If you do not know what I am writing about here is a link to an example of Popular Passages. When you look at the overview of the book Modelling the legal decision process for information technology applications ... By Georgios N. Yannopoulos you can see something like:
Popular passages
... direction, indeterminate. We have
not settled, because we have not
anticipated, the question which will
be raised by the unenvisaged case when
it occurs; whether some degree of
peace in the park is to be sacrificed
to, or defended against, those
children whose pleasure or interest it
is to use these things. When the
unenvisaged case does arise, we
confront the issues at stake and can
then settle the question by choosing
between the competing interests in the
way which best satisfies us. In
doing...‎ Page 86
Appears in 15 books from 1968-2003
This would be a world fit for
"mechanical" jurisprudence.
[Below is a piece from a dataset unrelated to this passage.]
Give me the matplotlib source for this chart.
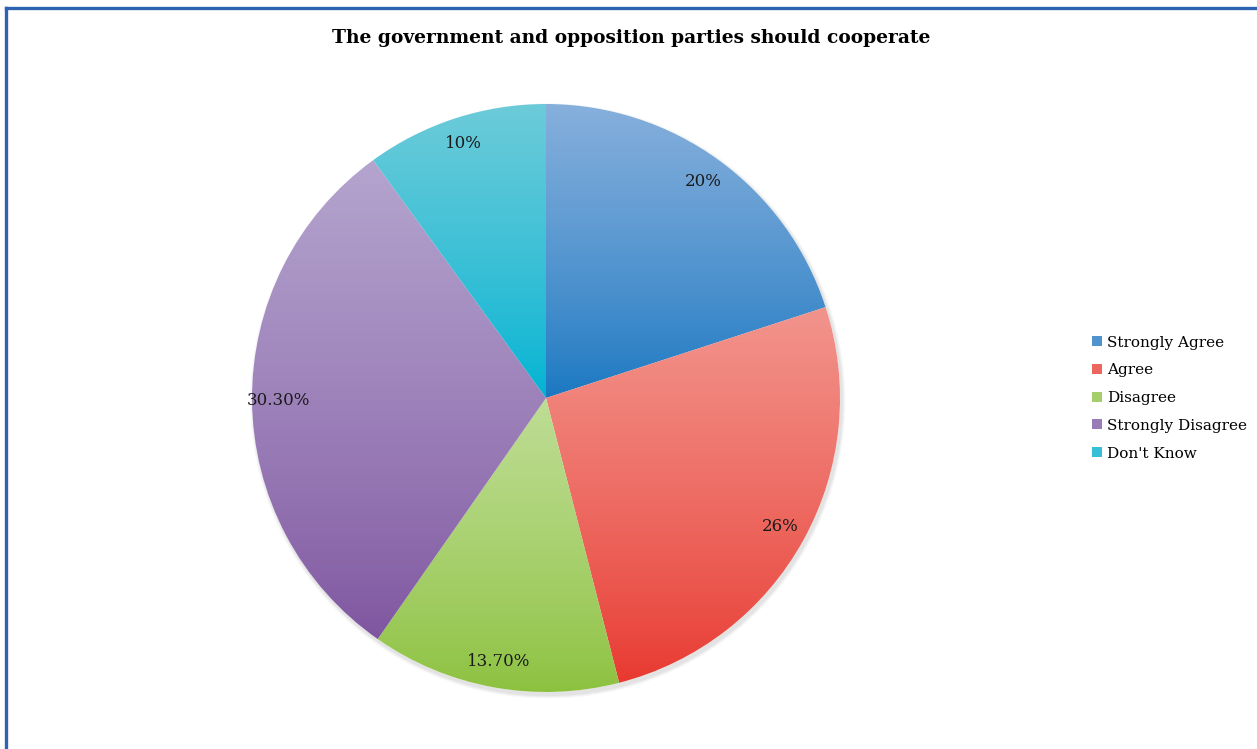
import numpy as np
import matplotlib
matplotlib.use('Agg')
import matplotlib.pyplot as plt
from matplotlib.colors import LinearSegmentedColormap, to_rgb
from matplotlib.patches import Patch, Circle
from matplotlib.lines import Line2D

# survey answers
categories = ['Strongly Agree', 'Agree', 'Disagree', 'Strongly Disagree', "Don't Know"]
shares = [20, 26, 13.7, 30.3, 10]
pct_labels = ['20%', '26%', '13.70%', '30.30%', '10%']

# gradient ends for each slice (top -> bottom)
top_colors = ['#86afdc', '#f2948c', '#bedd95', '#b4a4ce', '#6ccbd9']
bottom_colors = ['#1877c1', '#e8372e', '#8cc13e', '#7e549f', '#00b3d3']

W, H = 1257, 749
CX, CY, HALF = 546, 398, 300
R = 294 / HALF

fig = plt.figure(figsize=(W / 100, H / 100), dpi=100)
fig.patch.set_facecolor('white')

ax = fig.add_axes([(CX - HALF) / W, (H - CY - HALF) / H, 2 * HALF / W, 2 * HALF / H])

# soft drop shadow under the pie
for k, a in enumerate([0.10, 0.08, 0.06]):
    ax.add_patch(Circle((0.006, -0.010), R + 0.004 * (k + 1), color='#888888',
                        alpha=a, lw=0, zorder=0))

wedges, _ = ax.pie(shares, radius=R, startangle=90, counterclock=False,
                   colors=['none'] * len(shares), wedgeprops=dict(lw=0))

# light part of the fill lasts a bit longer than a plain linear ramp
grad = (np.linspace(0, 1, 256) ** 0.8)[:, None]
for w, c_top, c_bot in zip(wedges, top_colors, bottom_colors):
    w.set_facecolor('white')
    w.set_zorder(1)
    ext = w.get_path().get_extents()
    cmap = LinearSegmentedColormap.from_list('g', [c_bot, c_top])
    im = ax.imshow(grad, extent=(ext.x0, ext.x1, ext.y0, ext.y1), origin='lower',
                   cmap=cmap, vmin=0, vmax=1, aspect='auto',
                   interpolation='bilinear', zorder=2)
    im.set_clip_path(w)

# percentage labels near the rim
start = 90.0
total = sum(shares)
for v, lab in zip(shares, pct_labels):
    span = 360.0 * v / total
    mid = np.deg2rad(start - span / 2)
    start -= span
    ax.text(0.91 * R * np.cos(mid), 0.91 * R * np.sin(mid), lab,
            ha='center', va='center', fontsize=12, family='DejaVu Serif',
            color='#1a1a1a', zorder=5)

ax.set_xlim(-1, 1)
ax.set_ylim(-1, 1)
ax.set_aspect('auto')
ax.axis('off')

fig.text(631 / W, 1 - 38 / H, 'The government and opposition parties should cooperate',
         ha='center', va='center', fontsize=13.4, fontweight='bold',
         family='DejaVu Serif', color='black')

mid_colors = []
for c_top, c_bot in zip(top_colors, bottom_colors):
    mid_colors.append(tuple(0.5 * (a + b) for a, b in zip(to_rgb(c_top), to_rgb(c_bot))))
handles = [Patch(facecolor=c, edgecolor='none') for c in mid_colors]
fig.legend(handles, categories, loc='center left',
           bbox_to_anchor=(1092 / W, 1 - 398 / H), frameon=False,
           prop=dict(family='DejaVu Serif', size=11),
           handlelength=0.65, handleheight=0.65, handletextpad=0.35,
           labelspacing=0.9, borderaxespad=0, borderpad=0)

# blue frame on the left and top edge
fig.add_artist(Line2D([6 / W, 6 / W], [0, 1 - 7.5 / H], color='#2e63b1', lw=2.4,
                      transform=fig.transFigure))
fig.add_artist(Line2D([6 / W, 1], [1 - 7.5 / H, 1 - 7.5 / H], color='#2e63b1', lw=2.4,
                      transform=fig.transFigure))

fig.savefig('out.png', dpi=100)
Plainly
this world is not our world; human
legislators can have no such knowledge
of all the possible combinations of
circumstances which the future may
bring. This inability to anticipate
brings with it a relative
indeterminacy of aim. When we are bold
enough to frame some general rule of
conduct (eg, a rule that no vehicle
may be taken into the park), the
language used in this context fixes
necessary conditions which anything
must satisfy...‎ Page 86
Appears in 8 books from 1968-2000
more
It must be an intensive pattern matching process. I can only think of n-gram models, text corpus, automatic plagisrism detection. But, sometimes n-grams are probabilistic models for predicting the next item in a sequence and text corpus (to my knowledge) are manually created. And, in this particular case, popular passages, there can be a great deal of words.
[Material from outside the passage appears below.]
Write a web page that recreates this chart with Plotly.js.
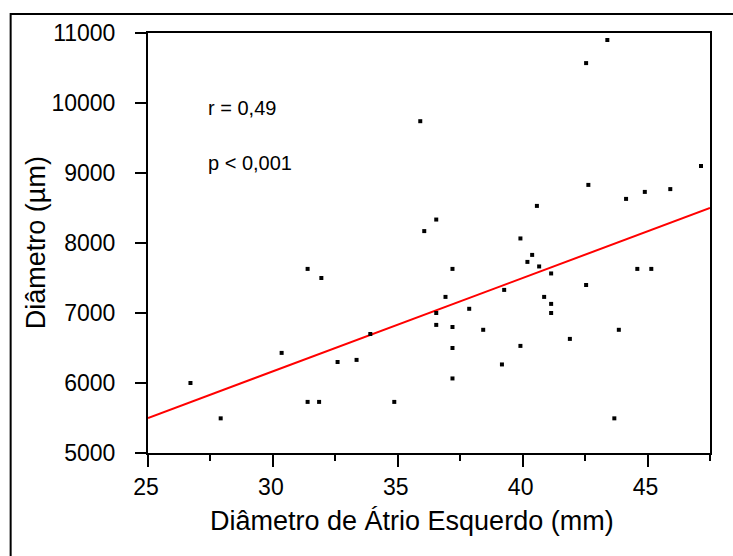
<!DOCTYPE html>
<html>
<head>
<meta charset="utf-8">
<script src="https://cdn.plot.ly/plotly-3.0.1.min.js"></script>
<style>
  html, body { margin: 0; padding: 0; background: #ffffff; }
  #chart { width: 733px; height: 556px; }
</style>
</head>
<body>
<div id="chart"></div>
<script>
// Left atrial diameter (mm) and measured diameter (µm) per subject
const atrio = [
  35.9, 36.06, 42.54, 43.39, 47.14, 42.63, 44.14, 44.89, 45.91, 40.57,
  36.54, 31.39, 31.94, 26.7, 27.91, 30.35, 33.9, 32.59, 33.35, 31.39,
  31.85, 34.86, 39.91, 37.19, 40.38, 40.19, 40.66, 41.14, 39.26, 36.91,
  42.54, 44.59, 45.15, 36.54, 37.86, 40.86, 41.14, 41.14, 36.54, 37.19,
  38.42, 43.85, 41.89, 37.19, 39.91, 39.17, 37.19, 43.67
];
const diametro = [
  9740, 8170, 10570, 10900, 9100, 8830, 8630, 8730, 8770, 8530,
  8335, 7630, 7500, 6000, 5495, 6430, 6700, 6300, 6330, 5730,
  5730, 5730, 8065, 7630, 7830, 7730, 7665, 7565, 7330, 7230,
  7400, 7630, 7630, 7000, 7060, 7230, 7130, 7000, 6830, 6800,
  6760, 6760, 6630, 6500, 6530, 6265, 6065, 5495
];

// Least-squares line end points
const fitX = [25, 47.5];
const fitY = [5500, 8500];

// Statistics printed inside the plot
const statsText = ['r = 0,49', 'p < 0,001'];
const statsY = [9930, 9150];

const xTitle = 'Diâmetro de Átrio Esquerdo (mm)';
const yTitle = 'Diâmetro (µm)';

const FONT = '"Liberation Sans", Arial, Helvetica, sans-serif';

const traces = [
  {
    x: fitX, y: fitY, type: 'scatter', mode: 'lines',
    line: { color: '#ff0000', width: 2 },
    hoverinfo: 'skip', showlegend: false
  },
  {
    x: atrio, y: diametro, type: 'scatter', mode: 'markers',
    marker: { symbol: 'square', size: 4, color: '#000000' },
    showlegend: false
  }
];

const annotations = statsText.map((t, i) => ({
  x: 27.34, y: statsY[i], xref: 'x', yref: 'y',
  xanchor: 'left', yanchor: 'middle', showarrow: false,
  text: t, font: { family: FONT, size: 20, color: '#000000' }
}));

// axis titles, placed in paper units around the plot area
annotations.push({
  x: 0.4693, y: -0.163, xref: 'paper', yref: 'paper',
  xanchor: 'center', yanchor: 'middle', showarrow: false,
  text: xTitle, font: { family: FONT, size: 27, color: '#000000' }
});
annotations.push({
  x: -0.199, y: 0.5, xref: 'paper', yref: 'paper',
  xanchor: 'center', yanchor: 'middle', showarrow: false, textangle: -90,
  text: yTitle, font: { family: FONT, size: 27, color: '#000000' }
});

const layout = {
  width: 733, height: 556,
  margin: { l: 148, r: 23, t: 33, b: 103, pad: 0 },
  paper_bgcolor: '#ffffff', plot_bgcolor: '#ffffff',
  font: { family: FONT, color: '#000000', size: 23 },
  showlegend: false,
  xaxis: {
    range: [25, 47.5], autorange: false,
    tickvals: [25, 30, 35, 40, 45],
    ticktext: ['25', '30', '35', '40', '45'],
    ticks: 'outside', ticklen: 12, tickwidth: 2, tickcolor: '#000000',
    minor: { tickvals: [27.5, 32.5, 37.5, 42.5, 47.5], ticks: 'outside', ticklen: 6, tickwidth: 2, tickcolor: '#000000' },
    showgrid: false, zeroline: false,
    showline: true, linecolor: '#000000', linewidth: 2, mirror: true,
    tickfont: { family: FONT, size: 23, color: '#000000' },
    ticklabelshift: -2
  },
  yaxis: {
    range: [5000, 11000], autorange: false,
    tickvals: [5000, 6000, 7000, 8000, 9000, 10000, 11000],
    ticktext: ['5000', '6000', '7000', '8000', '9000', '10000', '11000'],
    ticks: 'outside', ticklen: 11, tickwidth: 2, tickcolor: '#000000',
    showgrid: false, zeroline: false,
    showline: true, linecolor: '#000000', linewidth: 2, mirror: true,
    tickfont: { family: FONT, size: 23, color: '#000000' },
    ticklabelstandoff: 15
  },
  annotations: annotations,
  shapes: [
    // frame around the whole figure
    {
      type: 'rect', xref: 'paper', yref: 'paper',
      x0: -0.2444, x1: 1.2, y0: -0.4, y1: 1.0452,
      line: { color: '#000000', width: 2 }, fillcolor: 'rgba(0,0,0,0)',
      layer: 'above'
    }
  ]
};

Plotly.newPlot('chart', traces, layout, { staticPlot: true, displayModeBar: false });
</script>
</body>
</html>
I am really lost. If I wanted to create such a feature, how or where should I start? Also, include in your response what programming languages are best suited for this stuff: F# or any other functional lang, PERL, Python, Java... (I am becoming a F# fan myself)
PS: can someone include the tag automatic-plagiarism-detection, because i can't
Read this ACM paper by Kolak and Schilit, the Google researchers who developed Popular Passages. There are also a few relevant slides from this MapReduce course taught by Baldridge and Lease at The University of Texas at Austin.
In the small sample I looked over, it looks like all the passages picked were inline or block quotes. Just a guess, but perhaps Google Books looks for quote marks/differences in formatting and a citation, then uses a parsed version of the bibliography to associate the quote with the source. Hooray for style manuals.
This approach is obviously of no help to detect plagiarism, and is of little help if the corpus isn't in a format that preserves text formatting.
If you know which books are citing or referencing other books you don't need to look at all possible books only the books that are citing each other. If is is scientific reference often line and page numbers are included with the quote or can be found in the bibliography at the end of the book, so maybe google parses only this informations?
Google scholar certainly has the information about citing from paper to paper maybe from book to book too.